When the 70th Primetime Emmy Award nominations are announced Thursday morning, you might be surprised — and possibly even angered — to find that a number of last year's nominees and winners, specifically Veep, Better Call Saul, Master of None and House of Cards, won't be on the ballot. However, there is a very simple explanation for their absence: they're all ineligible.
The Emmys' eligibility period runs from June 1 to May 31 every year. (However, Emmy rules state that if a series airs the bulk of its season during the eligibility period, episodes that air in June before the first round of Emmy voting is closed are still considered eligible in the cycle.)
Production on Veep, which traditionally airs in spring and has won the Emmy for Outstanding Comedy Series the last three years, was delayed while star Julia Louis-Dreyfus underwent treatment for breast cancer. She announced her diagnosis last fall, less than two weeks after taking home her record-tying eighth Emmy for acting. Elsewhere, the Netflix drama House of Cards was forced to halt production in the wake of the sexual misconduct allegations against Kevin Spacey. He was subsequently fired, while the show's sixth and final season was retooled to focus on Robin Wright's Claire Underwood. It will now debut later this year.
The reasons for Better Call Saul and Master of None being ineligible are thankfully less serious. Better Call Saul, which has somehow never won an Emmy despite the fact Breaking Bad was an Emmys favorite, is debuting its fourth season in August instead of the typical April. Meanwhile, Master of None, which has taken home two Emmys for writing, simply hasn't yet been renewed for a third season by Netflix due to the creative team needing a break, which means it was never going to be in the running anyway.
It might seem rather insignificant that these four shows aren't eligible, but their absencefrom this year's Emmys race is important because of what it means for other shows, namely that they might have a chance to break in as there are now two openings in the races for both Outstanding Drama and Outstanding Comedy.

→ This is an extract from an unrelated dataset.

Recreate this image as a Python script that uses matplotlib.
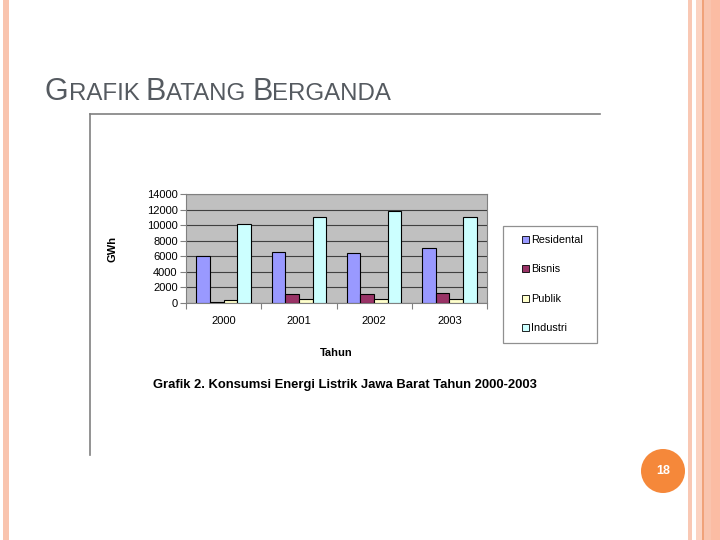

It's likely the five remaining best drama nominees from 2017 — reigning winner The Handmaid's Tale, The Crown, Stranger Things, This Is Us and Westworld — will repeat this year, and we'd bet all the money in Westeros that Game of Thrones, which took home the award in 2015 and 2016, will return to the drama race despite the fact the seventh season had some issues and aired nearly a year ago (because voting happens in June, there's a major benefit to airing in the months leading up to it). That leaves one spot for a new series to slip into the race. It wouldn't be surprising if FX's The Americans returned to the race for its killer final season, but it also wouldn't be shocking if the critically beloved freshman series Killing Eve made an appearance either.
On the comedy side, the race is slightly more open. Of last year's nominees, it's likely that Atlanta, black-ish and Silicon Valley will all repeat. However, there's less steam behind the new season of Unbreakable Kimmy Schmidt despite the fact it debuted right at the end of the eligibility period, and it's very possible that this is the year Modern Family will finally drop out of the running. That leaves room for Amazon's The Marvelous Mrs. Maisel, which took home the Golden Globe earlier this year, to easily enter the running. After that, it's kind of up in the air. The new season of Curb Your Enthusiasm and the revival of Will & Grace could easily find themselves in the race, but we also shouldn't count out Netflix's GLOW, which would be nominated for its first season, not the just-debuted second.
The four shows not being eligible will also affect the acting races. Louis-Dreyfus has taken home the award for Outstanding Lead Actress in a Comedy Series for six years straight; her absence means we will see a new best actress winner crowned for the first time since 2011. The other acting races will obviously also be influenced — Bob Odenkirk has been nominated three years in a row for his performance on Better Call Saul, for instance — but while all of this is rather unfortunate for those of who love these particular shows and their associated actors, their absence from this year's Emmys is also a good thing, because the Emmys could use a little new blood. So be sure to tune in Thursday at 11:30 a.m. ET / 8:30 a.m. PT to see who'll be nominated in their place.
The 70th Primetime Emmy Awards airs Monday, Sept. 17 on NBC.